Like most Americans these days, there are a couple of states I've called home at one time or another. In my case, the pair is Texas and Tennessee, and it warms the cockles of my heart to witness the governors of both states taking swipes at what appear to be excessive mandates for the use of corn-based gasoline ethanol supplements in the United States.

The governors admittedly have economic axes to grind. As Texas's Rick Perry noted recently in a Wall Street Journal op-ed piece, Congress passed a requirement three years ago that the energy industry mix large amounts of corn ethanol into our gasoline supplies. Last year, that mandate was expanded to 9 billion gallons of ethanol this year, to be followed by another hike for 2009.

Gov. Perry noted that these requirements are causing corn prices to balloon, hitting the pocketbooks of such agriculture companies as Pilgrim's Pride (NYSE:PPC), Smithfield (NYSE:SFD), and Tyson (NYSE:TSN). He asked the Feds to lower the grain-based ethanol requirement by half for one year. His request was rebuffed because, according to those in Washington, "the mandates are not causing sufficient damage to warrant action."

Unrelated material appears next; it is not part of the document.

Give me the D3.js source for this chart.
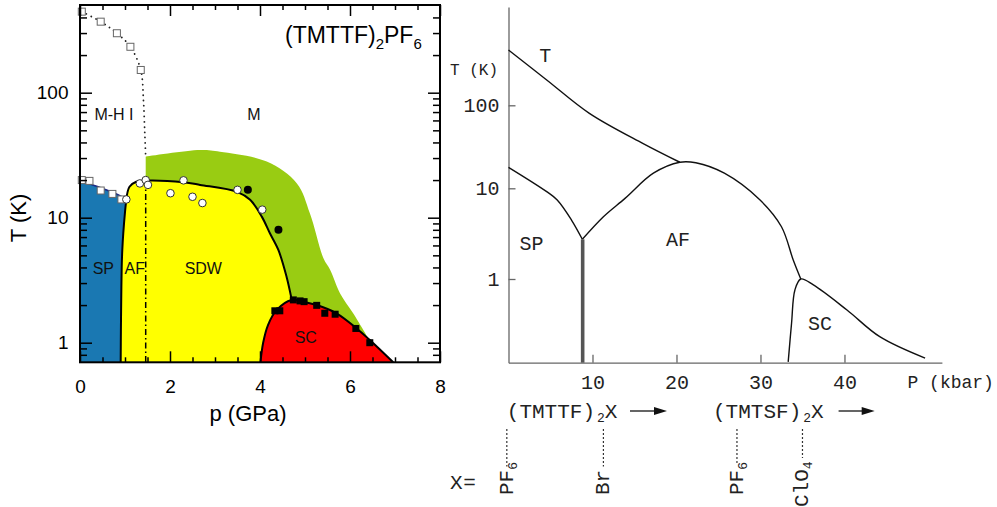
<!DOCTYPE html>
<html><head><meta charset="utf-8">
<script src="https://cdn.jsdelivr.net/npm/d3@7"></script>
<style>
html,body{margin:0;padding:0;background:#fff;}
svg{display:block;}
</style></head>
<body>
<svg id="chart" width="997" height="507"></svg>
<script>
// ===== Left panel: (TMTTF)2PF6, p (GPa) vs T (K) =====
const leftXTicksMajor = [0, 2, 4, 6, 8];
const leftXTicksMinor = [0.5, 1, 1.5, 2.5, 3, 3.5, 4.5, 5, 5.5, 6.5, 7, 7.5];
const leftYTicksMajor = [1, 10, 100];
const leftYTicksMinor = [0.8, 0.9, 2, 3, 4, 5, 6, 7, 8, 9, 20, 30, 40, 50, 60, 70, 80, 90, 200, 300, 400];

const spTopLine = [[0, 20], [0.02, 19.8], [0.4, 17.7], [0.7, 16.1], [0.99, 14.3], [1.03, 14.0]];
const spAfBoundary = [[1.03, 14.0], [1.0, 11.1], [0.962, 7.54], [0.94, 5.51], [0.927, 4.06], [0.916, 2.2], [0.909, 1.26], [0.904, 0.697]];
const sdwTop = [[1.03, 14.0], [1.10, 17.7], [1.25, 19.4], [1.51, 19.8], [2.30, 19.2], [2.67, 18.3], [3.49, 16.1], [3.78, 13.9], [4.04, 10.2], [4.22, 7.5], [4.41, 5.5], [4.59, 3.37], [4.70, 2.25]];
const scDome = [[4.01, 0.697], [4.07, 1.0], [4.18, 1.39], [4.37, 1.83], [4.70, 2.2], [4.96, 2.13], [5.26, 2.0], [5.70, 1.72], [6.15, 1.30], [6.44, 1.05], [6.96, 0.697]];
const metalEdge = [[1.46, 30.8], [2.67, 34.8], [3.11, 33.7], [4.15, 28.1], [4.82, 18.8], [5.11, 10.8], [5.41, 4.73], [5.56, 3.82], [5.78, 2.48], [6.07, 1.72], [6.41, 1.08]];
const mhiLine = [[0.04, 445], [0.46, 370], [0.82, 299], [1.12, 233], [1.35, 152], [1.41, 87], [1.44, 47], [1.46, 30.8]];
const crossoverP = 1.46;
const crossoverTop = 19.8;
const openSquares = [[0.04, 445], [0.46, 370], [0.82, 299], [1.12, 233], [1.35, 152], [0.04, 20], [0.21, 19.7], [0.46, 16.5], [0.72, 15.5], [0.92, 14.0]];
const openCircles = [[1.03, 14.0], [1.33, 18.8], [1.46, 20.0], [1.51, 18.3], [2.01, 15.7], [2.30, 19.9], [2.50, 14.7], [2.72, 13.1], [3.50, 16.7], [4.05, 11.6]];
const filledCircles = [[3.73, 16.7], [4.41, 8.0]];
const filledSquares = [[4.33, 1.80], [4.44, 1.80], [4.74, 2.20], [4.89, 2.16], [4.98, 2.13], [5.26, 1.99], [5.44, 1.72], [5.67, 1.69], [6.13, 1.30], [6.44, 1.0]];

// ===== Right panel: generic phase diagram, P (kbar) vs T (K) =====
const rightPTicks = [10, 20, 30, 40];
const rightTTicks = [1, 10, 100];
const tLine = [[0, 463], [4.55, 202], [9.63, 80], [15.98, 34.8], [20.4, 20.6]];
const spLine = [[0, 17.9], [4.55, 9.18], [5.8, 7.43], [7.5, 4.47], [8.79, 2.74]];
const afDome = [[8.79, 2.74], [11.3, 4.86], [13.87, 7.74], [17.25, 15.2], [20.4, 20.6], [22.3, 20.3], [25.7, 15.2], [29.95, 7.43], [32.5, 3.77], [33.9, 1.62], [34.8, 1.0]];
const scLine = [[33.3, 0.122], [33.7, 0.325], [34.1, 0.757], [34.8, 1.0], [36.3, 0.86], [40.3, 0.455], [44.2, 0.231], [49.6, 0.134]];
const brBoundaryP = 8.83;
const anionNames = ["PF", "Br", "PF", "ClO"];
const anionSubs = ["6", "", "6", "4"];
const anionP = [-0.2, 11.3, 27.2, 35.0];
const familyNames = ["(TMTTF)", "(TMTSF)"];
const familyStartP = [-0.2, 24.35];
const familyArrowP = [[14.46, 18.87], [39.3, 43.6]];

const svg = d3.select('#chart');

// ---------- LEFT ----------
const xL = d3.scaleLinear().domain([0, 8]).range([80, 440]);
const yL = d3.scaleLog().domain([0.697, 503]).range([362.3, 5]);
const curveL = d3.line().x(d => xL(d[0])).y(d => yL(d[1])).curve(d3.curveCatmullRom.alpha(0.5));
const straightL = d3.line().x(d => xL(d[0])).y(d => yL(d[1]));
function region(segs) {
  return segs.map((s, i) => {
    let p = (s.straight ? straightL : curveL)(s.pts);
    return i ? p.replace(/^M/, 'L') : p;
  }).join('') + 'Z';
}
const gL = svg.append('g').attr('font-family', '"Liberation Sans", Arial, Helvetica, sans-serif');
const defs = svg.append('defs');
defs.append('clipPath').attr('id', 'clipL').append('rect')
  .attr('x', xL(0)).attr('y', yL(503)).attr('width', xL(8) - xL(0)).attr('height', yL(0.697) - yL(503));
const fills = gL.append('g').attr('clip-path', 'url(#clipL)');

// green (metallic, pressure-dependent)
fills.append('path').attr('fill', '#99cc12').attr('d', region([
  { pts: metalEdge },
  { straight: true, pts: [metalEdge[metalEdge.length - 1], [6.0, 0.697], [crossoverP, 0.697], [crossoverP, 30.8]] }
]));
// yellow SDW / AF
fills.append('path').attr('fill', '#ffff00').attr('d', region([
  { pts: spAfBoundary.slice().reverse() },
  { pts: sdwTop },
  { pts: scDome.slice(0, 5).reverse() },
  { straight: true, pts: [scDome[0], spAfBoundary[spAfBoundary.length - 1]] }
]));
// red SC
fills.append('path').attr('fill', '#ff0000').attr('d', region([
  { pts: scDome },
  { straight: true, pts: [scDome[scDome.length - 1], scDome[0]] }
]));
// blue SP
fills.append('path').attr('fill', '#1a78b2').attr('d', region([
  { straight: true, pts: [[0, 0.697], [0, 20]] },
  { pts: spTopLine },
  { pts: spAfBoundary }
]));

// phase labels (under lines)
const phaseLabelsL = [["M-H I", 114, 119.5], ["M", 254, 119.5], ["SP", 103.3, 273.5], ["AF", 134.7, 273.5], ["SDW", 203.3, 273.5], ["SC", 305.8, 343]];
gL.selectAll('text.ph').data(phaseLabelsL).join('text').attr('class', 'ph')
  .attr('x', d => d[1]).attr('y', d => d[2]).attr('text-anchor', 'middle')
  .attr('font-size', 16).attr('fill', '#111').text(d => d[0]);

// boundary lines
gL.append('path').attr('d', curveL(spTopLine)).attr('fill', 'none').attr('stroke', '#1e2b86').attr('stroke-width', 1.6);
[spAfBoundary, sdwTop, scDome].forEach(pts => {
  gL.append('path').attr('d', curveL(pts)).attr('fill', 'none').attr('stroke', '#000').attr('stroke-width', 2).attr('clip-path', 'url(#clipL)');
});
gL.append('path').attr('d', curveL(mhiLine)).attr('fill', 'none').attr('stroke', '#222')
  .attr('stroke-width', 1.8).attr('stroke-linecap', 'round').attr('stroke-dasharray', '0.1,5.2');
gL.append('line').attr('x1', xL(crossoverP)).attr('x2', xL(crossoverP))
  .attr('y1', yL(crossoverTop)).attr('y2', yL(0.697))
  .attr('stroke', '#000').attr('stroke-width', 1.5).attr('stroke-dasharray', '6,3,1.5,3');

// markers
gL.selectAll('rect.os').data(openSquares).join('rect').attr('class', 'os')
  .attr('x', d => xL(d[0]) - 3.5).attr('y', d => yL(d[1]) - 3.5).attr('width', 7).attr('height', 7)
  .attr('fill', '#fff').attr('stroke', '#666').attr('stroke-width', 1);
gL.selectAll('circle.oc').data(openCircles).join('circle').attr('class', 'oc')
  .attr('cx', d => xL(d[0])).attr('cy', d => yL(d[1])).attr('r', 3.8)
  .attr('fill', '#fff').attr('stroke', '#333').attr('stroke-width', 1);
gL.selectAll('circle.fc').data(filledCircles).join('circle').attr('class', 'fc')
  .attr('cx', d => xL(d[0])).attr('cy', d => yL(d[1])).attr('r', 4).attr('fill', '#000');
gL.selectAll('rect.fs').data(filledSquares).join('rect').attr('class', 'fs')
  .attr('x', d => xL(d[0]) - 3.5).attr('y', d => yL(d[1]) - 3.5).attr('width', 7).attr('height', 7).attr('fill', '#000');

// axes (inward ticks on all four sides)
function styleAxis(g, labels) {
  g.select('.domain').remove();
  g.selectAll('line').attr('stroke', '#000').attr('stroke-width', 1.5);
  g.attr('font-family', '"Liberation Sans", Arial, Helvetica, sans-serif').attr('font-size', 19);
  if (!labels) g.selectAll('text').remove();
  else g.selectAll('text').attr('fill', '#000');
}
const yB = yL.range()[0], yT = yL.range()[1], xLe = xL.range()[0], xRi = xL.range()[1];
gL.append('g').attr('transform', `translate(0,${yB})`)
  .call(d3.axisBottom(xL).tickValues(leftXTicksMinor).tickSizeInner(-5).tickSizeOuter(0)).call(g => styleAxis(g, false));
gL.append('g').attr('transform', `translate(0,${yB})`)
  .call(d3.axisBottom(xL).tickValues(leftXTicksMajor).tickSizeInner(-11).tickSizeOuter(0).tickPadding(17.5).tickFormat(d3.format('d')))
  .call(g => styleAxis(g, true));
gL.append('g').attr('transform', `translate(0,${yT})`)
  .call(d3.axisTop(xL).tickValues(leftXTicksMinor).tickSizeInner(-5).tickSizeOuter(0)).call(g => styleAxis(g, false));
gL.append('g').attr('transform', `translate(0,${yT})`)
  .call(d3.axisTop(xL).tickValues(leftXTicksMajor).tickSizeInner(-11).tickSizeOuter(0)).call(g => styleAxis(g, false));
gL.append('g').attr('transform', `translate(${xLe},0)`)
  .call(d3.axisLeft(yL).tickValues(leftYTicksMinor).tickSizeInner(-7).tickSizeOuter(0)).call(g => styleAxis(g, false));
gL.append('g').attr('transform', `translate(${xLe},0)`)
  .call(d3.axisLeft(yL).tickValues(leftYTicksMajor).tickSizeInner(-12).tickSizeOuter(0).tickPadding(11.5).tickFormat(d3.format('d')))
  .call(g => styleAxis(g, true));
gL.append('g').attr('transform', `translate(${xRi},0)`)
  .call(d3.axisRight(yL).tickValues(leftYTicksMinor).tickSizeInner(-7).tickSizeOuter(0)).call(g => styleAxis(g, false));
gL.append('g').attr('transform', `translate(${xRi},0)`)
  .call(d3.axisRight(yL).tickValues(leftYTicksMajor).tickSizeInner(-12).tickSizeOuter(0)).call(g => styleAxis(g, false));
gL.append('rect').attr('x', xLe).attr('y', yT).attr('width', xRi - xLe).attr('height', yB - yT)
  .attr('fill', 'none').attr('stroke', '#000').attr('stroke-width', 2);

// titles
const title = gL.append('text').attr('x', 285).attr('y', 43).attr('font-size', 23).attr('fill', '#000');
title.append('tspan').text('(TMTTF)');
title.append('tspan').attr('font-size', 15).attr('dy', 6).text('2');
title.append('tspan').attr('dy', -6).text('PF');
title.append('tspan').attr('font-size', 15).attr('dy', 6).text('6');
gL.append('text').attr('transform', 'translate(26,218) rotate(-90)').attr('text-anchor', 'middle')
  .attr('font-size', 22).attr('fill', '#000').text('T (K)');
gL.append('text').attr('x', 248).attr('y', 421).attr('text-anchor', 'middle')
  .attr('font-size', 22).attr('fill', '#000').text('p (GPa)');

// ---------- RIGHT ----------
const mono = '"Liberation Mono", "Courier New", Courier, monospace';
const xR = d3.scaleLinear().domain([0, 51.6]).range([508.5, 941.9]);
const yR = d3.scaleLog().domain([0.1194, 1, 10, 100, 1528]).range([362.7, 279, 188.3, 105.3, 7]);
const curveR = d3.line().x(d => xR(d[0])).y(d => yR(d[1])).curve(d3.curveCatmullRom.alpha(0.5));
const gR = svg.append('g').attr('font-family', mono).attr('fill', '#222');

const axY = gR.append('g').attr('transform', `translate(${xR(0)},0)`)
  .call(d3.axisLeft(yR).tickValues(rightTTicks).tickSizeInner(-7).tickSizeOuter(0).tickPadding(9).tickFormat(d3.format('d')));
const axX = gR.append('g').attr('transform', `translate(0,${yR(0.1194)})`)
  .call(d3.axisBottom(xR).tickValues(rightPTicks).tickSizeInner(-8).tickSizeOuter(0).tickPadding(12).tickFormat(d3.format('d')));
[axY, axX].forEach(g => {
  g.attr('font-family', mono).attr('font-size', 20);
  g.selectAll('path,line').attr('stroke', '#666').attr('stroke-width', 1.3);
  g.selectAll('text').attr('fill', '#222');
});

[tLine, spLine, afDome, scLine].forEach(pts => {
  gR.append('path').attr('d', curveR(pts)).attr('fill', 'none').attr('stroke', '#111').attr('stroke-width', 1.4);
});
gR.append('line').attr('x1', xR(brBoundaryP)).attr('x2', xR(brBoundaryP))
  .attr('y1', yR(spLine[spLine.length - 1][1])).attr('y2', yR(0.1194))
  .attr('stroke', '#555').attr('stroke-width', 3.6);

const phaseLabelsR = [["T", 545.3, 62], ["SP", 531.5, 250], ["AF", 678, 246], ["SC", 820, 330]];
gR.selectAll('text.ph').data(phaseLabelsR).join('text').attr('class', 'ph')
  .attr('x', d => d[1]).attr('y', d => d[2]).attr('text-anchor', 'middle').attr('font-size', 20).text(d => d[0]);
gR.append('text').attr('x', 450).attr('y', 75).attr('font-size', 16).text('T (K)');
gR.append('text').attr('x', 907.5).attr('y', 388).attr('font-size', 18).text('P (kbar)');

// families + arrows
familyNames.forEach((nm, i) => {
  const t = gR.append('text').attr('x', xR(familyStartP[i])).attr('y', 418).attr('font-size', 21);
  t.append('tspan').text(nm);
  t.append('tspan').attr('font-size', 13).attr('dx', 2).attr('dy', 4).text('2');
  t.append('tspan').attr('dy', -4).text('X');
  const [a, b] = familyArrowP[i];
  const x1 = xR(a), x2 = xR(b), ya = 411;
  gR.append('line').attr('x1', x1).attr('x2', x2 - 8).attr('y1', ya).attr('y2', ya).attr('stroke', '#111').attr('stroke-width', 1.3);
  gR.append('path').attr('d', `M${x2},${ya}L${x2 - 13},${ya - 4}L${x2 - 13},${ya + 4}Z`).attr('fill', '#111');
});

// anion markers
const anionBottom = [495, 495, 495, 507];
const anionDashEnd = [466.5, 466.5, 465, 458];
anionNames.forEach((nm, i) => {
  const x = xR(anionP[i]);
  gR.append('line').attr('x1', x).attr('x2', x).attr('y1', 429).attr('y2', anionDashEnd[i])
    .attr('stroke', '#333').attr('stroke-width', 1.2).attr('stroke-dasharray', '2,2');
  const t = gR.append('text').attr('transform', `translate(${x + 6},${anionBottom[i]}) rotate(-90)`).attr('font-size', 21);
  t.append('tspan').text(nm);
  if (anionSubs[i]) t.append('tspan').attr('font-size', 13).attr('dy', 4).text(anionSubs[i]);
});
gR.append('text').attr('x', 450).attr('y', 489).attr('font-size', 21).attr('letter-spacing', '-6px').text('X =');
</script>
</body></html>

But corn-based ethanol isn't any more popular with Perry's Tennessee counterpart, Phil Bredesen, who recently noted that the best thing you can say about it is that it's a "transitional technology." In Gov. Bredesen's state, DuPont (NYSE:DD) and Denmark's Danisco are teaming up on a pilot cellulosic biorefinery -- making fuel from the non-edible parts of corn and other plants -- in the town of Vonore. The a 250,000-gallon project will begin production late next year, and it should hit commercial scale by 2012.

DuPont's project is one of several currently in the works, including various celluosic-ethanol ventures from Archer Daniels Midland (NYSE:ADM), Deere (NYSE:DE), and even General Motors (NYSE:GM). If DuPont's effort pays off, it stands to put smiles on the faces of at least a pair of governors. It also just might be a start toward a biofuel that won't be so rough on our agriculture sector.